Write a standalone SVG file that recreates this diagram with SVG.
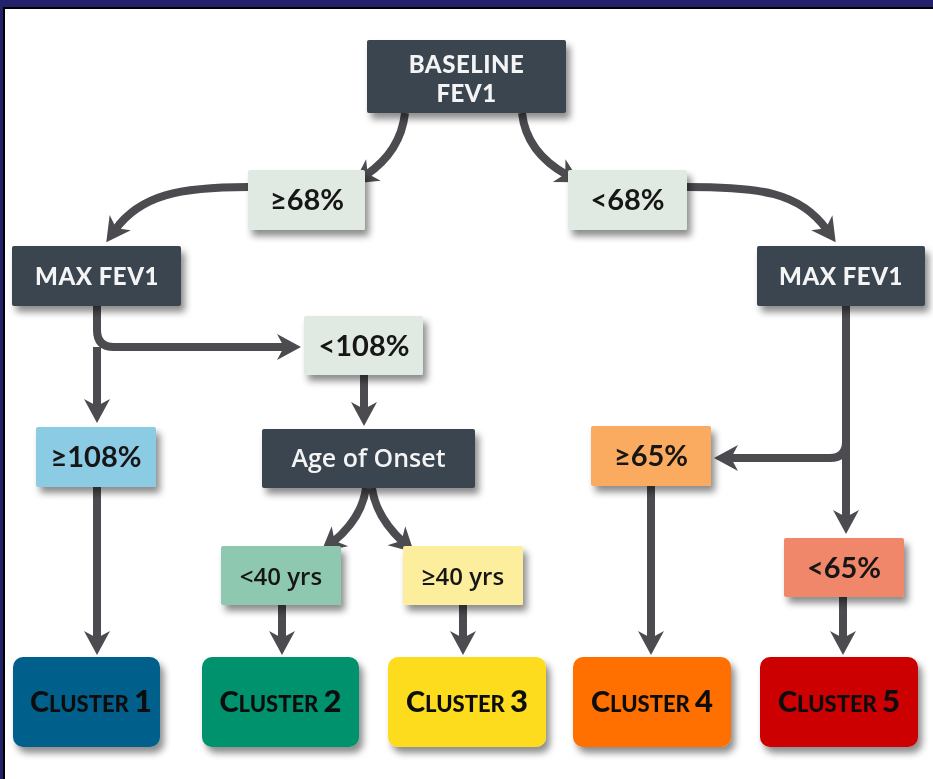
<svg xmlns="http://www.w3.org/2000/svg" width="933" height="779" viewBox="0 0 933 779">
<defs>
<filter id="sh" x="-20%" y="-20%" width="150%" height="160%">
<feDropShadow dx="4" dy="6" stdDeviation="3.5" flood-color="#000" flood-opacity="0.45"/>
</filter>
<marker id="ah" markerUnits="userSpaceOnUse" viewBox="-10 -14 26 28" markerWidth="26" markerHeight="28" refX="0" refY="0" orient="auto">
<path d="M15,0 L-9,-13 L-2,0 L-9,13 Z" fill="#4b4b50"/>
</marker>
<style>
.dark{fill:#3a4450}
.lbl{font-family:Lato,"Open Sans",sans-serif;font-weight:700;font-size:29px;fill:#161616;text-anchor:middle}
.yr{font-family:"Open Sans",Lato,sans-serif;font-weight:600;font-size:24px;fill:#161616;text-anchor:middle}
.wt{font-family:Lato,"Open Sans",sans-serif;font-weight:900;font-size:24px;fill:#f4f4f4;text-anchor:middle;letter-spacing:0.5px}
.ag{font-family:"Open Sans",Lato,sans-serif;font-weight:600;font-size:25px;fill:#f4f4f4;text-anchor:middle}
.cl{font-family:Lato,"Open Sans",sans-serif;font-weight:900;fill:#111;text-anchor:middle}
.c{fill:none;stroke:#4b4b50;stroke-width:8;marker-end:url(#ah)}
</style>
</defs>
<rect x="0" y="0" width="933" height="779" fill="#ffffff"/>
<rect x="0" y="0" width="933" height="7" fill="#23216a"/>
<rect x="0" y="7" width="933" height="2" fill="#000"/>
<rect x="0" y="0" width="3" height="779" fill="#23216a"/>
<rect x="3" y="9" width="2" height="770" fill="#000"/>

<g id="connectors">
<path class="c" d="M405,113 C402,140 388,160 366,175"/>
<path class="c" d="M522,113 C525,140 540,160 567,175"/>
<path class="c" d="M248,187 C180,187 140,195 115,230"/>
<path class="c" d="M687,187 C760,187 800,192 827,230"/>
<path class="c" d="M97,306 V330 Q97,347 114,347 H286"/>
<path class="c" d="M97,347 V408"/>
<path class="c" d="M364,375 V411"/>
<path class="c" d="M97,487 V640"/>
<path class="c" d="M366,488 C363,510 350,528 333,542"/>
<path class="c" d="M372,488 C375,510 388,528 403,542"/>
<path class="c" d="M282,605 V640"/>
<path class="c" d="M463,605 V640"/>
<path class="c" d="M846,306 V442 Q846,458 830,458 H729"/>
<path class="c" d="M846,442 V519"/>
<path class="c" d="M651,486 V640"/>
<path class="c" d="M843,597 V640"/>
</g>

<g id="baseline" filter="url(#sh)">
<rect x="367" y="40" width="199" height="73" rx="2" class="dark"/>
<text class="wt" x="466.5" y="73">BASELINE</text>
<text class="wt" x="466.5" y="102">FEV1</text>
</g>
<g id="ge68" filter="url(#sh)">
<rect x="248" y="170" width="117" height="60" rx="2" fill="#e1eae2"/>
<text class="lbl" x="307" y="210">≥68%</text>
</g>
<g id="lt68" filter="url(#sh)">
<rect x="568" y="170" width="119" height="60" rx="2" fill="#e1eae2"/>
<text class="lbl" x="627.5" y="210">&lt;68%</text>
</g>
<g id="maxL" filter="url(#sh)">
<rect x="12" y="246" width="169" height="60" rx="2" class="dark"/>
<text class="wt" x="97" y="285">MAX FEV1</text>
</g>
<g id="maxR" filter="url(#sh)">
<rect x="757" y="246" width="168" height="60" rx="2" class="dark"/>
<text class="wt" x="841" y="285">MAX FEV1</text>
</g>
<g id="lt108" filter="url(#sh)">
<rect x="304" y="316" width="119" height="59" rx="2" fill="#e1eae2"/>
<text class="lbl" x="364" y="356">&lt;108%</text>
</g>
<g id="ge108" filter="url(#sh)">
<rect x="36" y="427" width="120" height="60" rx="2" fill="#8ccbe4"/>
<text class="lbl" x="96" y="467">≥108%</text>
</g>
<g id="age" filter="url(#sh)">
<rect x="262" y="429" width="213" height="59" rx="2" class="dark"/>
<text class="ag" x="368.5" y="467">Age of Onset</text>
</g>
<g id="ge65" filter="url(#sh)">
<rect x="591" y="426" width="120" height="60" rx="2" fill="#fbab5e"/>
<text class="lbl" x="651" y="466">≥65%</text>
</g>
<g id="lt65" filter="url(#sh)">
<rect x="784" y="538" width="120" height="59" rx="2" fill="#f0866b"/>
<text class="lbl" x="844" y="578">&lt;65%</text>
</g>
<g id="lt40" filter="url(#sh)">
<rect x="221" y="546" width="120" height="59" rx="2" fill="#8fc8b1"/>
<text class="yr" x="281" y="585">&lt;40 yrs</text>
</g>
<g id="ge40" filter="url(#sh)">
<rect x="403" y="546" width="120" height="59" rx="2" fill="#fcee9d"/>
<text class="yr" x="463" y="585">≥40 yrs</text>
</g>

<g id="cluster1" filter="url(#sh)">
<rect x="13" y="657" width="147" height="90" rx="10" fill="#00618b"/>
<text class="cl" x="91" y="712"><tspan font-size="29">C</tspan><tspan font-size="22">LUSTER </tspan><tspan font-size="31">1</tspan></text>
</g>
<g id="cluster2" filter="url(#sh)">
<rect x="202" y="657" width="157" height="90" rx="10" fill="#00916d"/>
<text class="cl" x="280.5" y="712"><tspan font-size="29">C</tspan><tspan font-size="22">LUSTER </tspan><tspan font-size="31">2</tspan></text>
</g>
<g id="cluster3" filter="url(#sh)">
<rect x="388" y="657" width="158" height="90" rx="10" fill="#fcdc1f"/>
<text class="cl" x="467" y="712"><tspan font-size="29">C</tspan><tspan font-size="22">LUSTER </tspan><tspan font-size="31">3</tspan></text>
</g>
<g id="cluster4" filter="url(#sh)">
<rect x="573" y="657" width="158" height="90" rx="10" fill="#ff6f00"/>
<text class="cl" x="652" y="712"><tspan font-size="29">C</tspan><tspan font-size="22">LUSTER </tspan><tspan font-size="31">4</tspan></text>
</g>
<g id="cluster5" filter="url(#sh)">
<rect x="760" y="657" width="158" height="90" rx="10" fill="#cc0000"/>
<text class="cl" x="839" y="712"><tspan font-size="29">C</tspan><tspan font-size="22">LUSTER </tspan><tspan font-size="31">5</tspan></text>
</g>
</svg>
* * *
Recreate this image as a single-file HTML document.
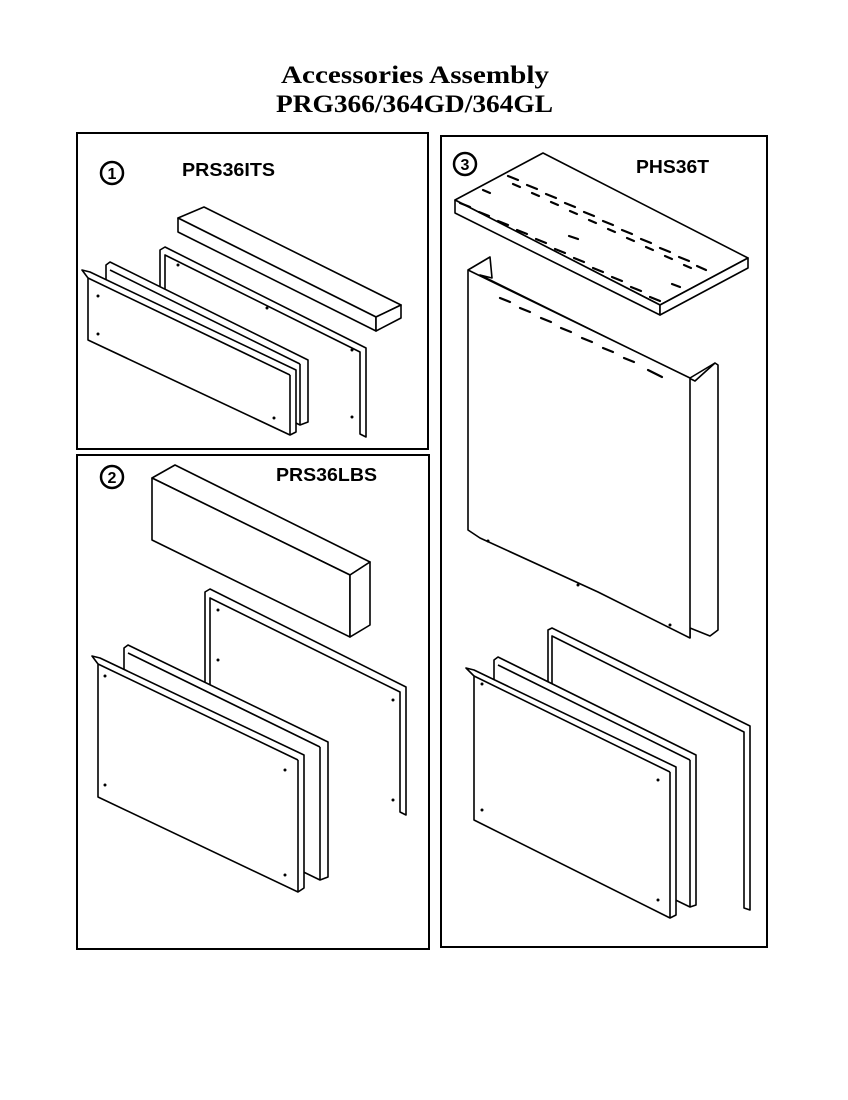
...
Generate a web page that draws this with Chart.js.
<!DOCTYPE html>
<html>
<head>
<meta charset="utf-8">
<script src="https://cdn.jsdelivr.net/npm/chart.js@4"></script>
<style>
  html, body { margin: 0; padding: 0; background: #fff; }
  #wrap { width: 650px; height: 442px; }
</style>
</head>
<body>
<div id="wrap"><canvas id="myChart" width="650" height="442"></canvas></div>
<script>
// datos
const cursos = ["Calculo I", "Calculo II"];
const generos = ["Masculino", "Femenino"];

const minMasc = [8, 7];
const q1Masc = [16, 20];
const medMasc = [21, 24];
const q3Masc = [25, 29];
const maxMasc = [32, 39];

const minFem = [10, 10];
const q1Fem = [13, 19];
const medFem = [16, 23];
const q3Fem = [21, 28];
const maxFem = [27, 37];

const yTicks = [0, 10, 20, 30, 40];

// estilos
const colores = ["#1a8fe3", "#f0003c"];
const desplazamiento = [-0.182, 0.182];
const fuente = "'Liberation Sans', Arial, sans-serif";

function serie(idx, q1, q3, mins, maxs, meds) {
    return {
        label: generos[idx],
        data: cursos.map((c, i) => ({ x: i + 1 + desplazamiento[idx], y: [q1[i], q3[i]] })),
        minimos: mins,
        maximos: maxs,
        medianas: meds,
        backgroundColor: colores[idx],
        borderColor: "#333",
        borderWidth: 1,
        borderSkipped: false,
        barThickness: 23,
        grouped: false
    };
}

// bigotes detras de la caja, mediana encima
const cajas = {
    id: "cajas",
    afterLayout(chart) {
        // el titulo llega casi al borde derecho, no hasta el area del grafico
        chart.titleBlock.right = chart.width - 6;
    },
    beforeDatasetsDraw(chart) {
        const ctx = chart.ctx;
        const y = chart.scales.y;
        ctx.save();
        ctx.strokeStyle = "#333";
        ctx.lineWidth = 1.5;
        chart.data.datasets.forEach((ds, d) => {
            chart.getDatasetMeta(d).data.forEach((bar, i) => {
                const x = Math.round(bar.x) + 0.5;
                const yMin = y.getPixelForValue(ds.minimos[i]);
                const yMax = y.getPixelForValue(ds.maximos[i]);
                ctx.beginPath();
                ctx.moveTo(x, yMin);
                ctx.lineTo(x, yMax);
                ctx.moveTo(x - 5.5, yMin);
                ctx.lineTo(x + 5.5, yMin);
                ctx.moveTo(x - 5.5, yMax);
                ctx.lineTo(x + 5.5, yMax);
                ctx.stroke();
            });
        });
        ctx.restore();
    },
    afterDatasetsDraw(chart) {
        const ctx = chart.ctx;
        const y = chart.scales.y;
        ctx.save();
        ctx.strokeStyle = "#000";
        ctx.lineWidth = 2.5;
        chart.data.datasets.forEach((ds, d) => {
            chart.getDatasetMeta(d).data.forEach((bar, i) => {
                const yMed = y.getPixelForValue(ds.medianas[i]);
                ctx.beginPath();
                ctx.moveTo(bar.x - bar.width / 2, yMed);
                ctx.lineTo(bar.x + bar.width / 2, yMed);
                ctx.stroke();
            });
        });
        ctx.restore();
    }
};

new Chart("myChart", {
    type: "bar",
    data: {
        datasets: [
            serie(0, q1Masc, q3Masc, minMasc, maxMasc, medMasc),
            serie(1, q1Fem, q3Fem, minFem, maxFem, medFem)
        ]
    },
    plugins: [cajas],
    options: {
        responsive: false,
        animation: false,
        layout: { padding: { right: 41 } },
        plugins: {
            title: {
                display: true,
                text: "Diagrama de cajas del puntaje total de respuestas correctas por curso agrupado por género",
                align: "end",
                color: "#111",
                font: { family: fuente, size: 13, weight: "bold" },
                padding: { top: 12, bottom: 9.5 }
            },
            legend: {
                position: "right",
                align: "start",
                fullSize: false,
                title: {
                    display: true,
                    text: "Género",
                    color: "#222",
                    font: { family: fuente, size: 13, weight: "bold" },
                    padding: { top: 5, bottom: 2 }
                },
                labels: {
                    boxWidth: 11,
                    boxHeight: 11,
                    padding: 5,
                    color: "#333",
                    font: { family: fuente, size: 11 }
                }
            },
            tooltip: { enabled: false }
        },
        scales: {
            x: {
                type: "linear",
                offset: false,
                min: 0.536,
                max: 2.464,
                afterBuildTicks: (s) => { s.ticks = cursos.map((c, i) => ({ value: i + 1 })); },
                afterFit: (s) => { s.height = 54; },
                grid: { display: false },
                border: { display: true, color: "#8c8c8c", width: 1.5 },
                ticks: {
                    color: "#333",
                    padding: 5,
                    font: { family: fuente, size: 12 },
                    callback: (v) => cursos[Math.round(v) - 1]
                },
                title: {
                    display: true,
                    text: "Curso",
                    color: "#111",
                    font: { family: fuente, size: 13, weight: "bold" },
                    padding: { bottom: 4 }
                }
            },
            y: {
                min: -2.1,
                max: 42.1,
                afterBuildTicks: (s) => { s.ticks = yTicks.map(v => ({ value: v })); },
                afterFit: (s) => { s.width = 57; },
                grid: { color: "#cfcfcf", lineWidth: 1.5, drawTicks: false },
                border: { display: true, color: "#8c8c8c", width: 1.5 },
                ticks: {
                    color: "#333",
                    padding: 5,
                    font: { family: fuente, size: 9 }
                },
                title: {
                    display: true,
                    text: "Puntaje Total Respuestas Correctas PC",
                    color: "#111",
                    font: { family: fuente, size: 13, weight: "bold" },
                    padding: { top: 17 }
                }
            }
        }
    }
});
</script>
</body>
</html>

Aim - Select every line where the word "file" occurs.

Solution -
Write a standalone SVG file that recreates this diagram with SVG.
Recreate this image as a single-file HTML document.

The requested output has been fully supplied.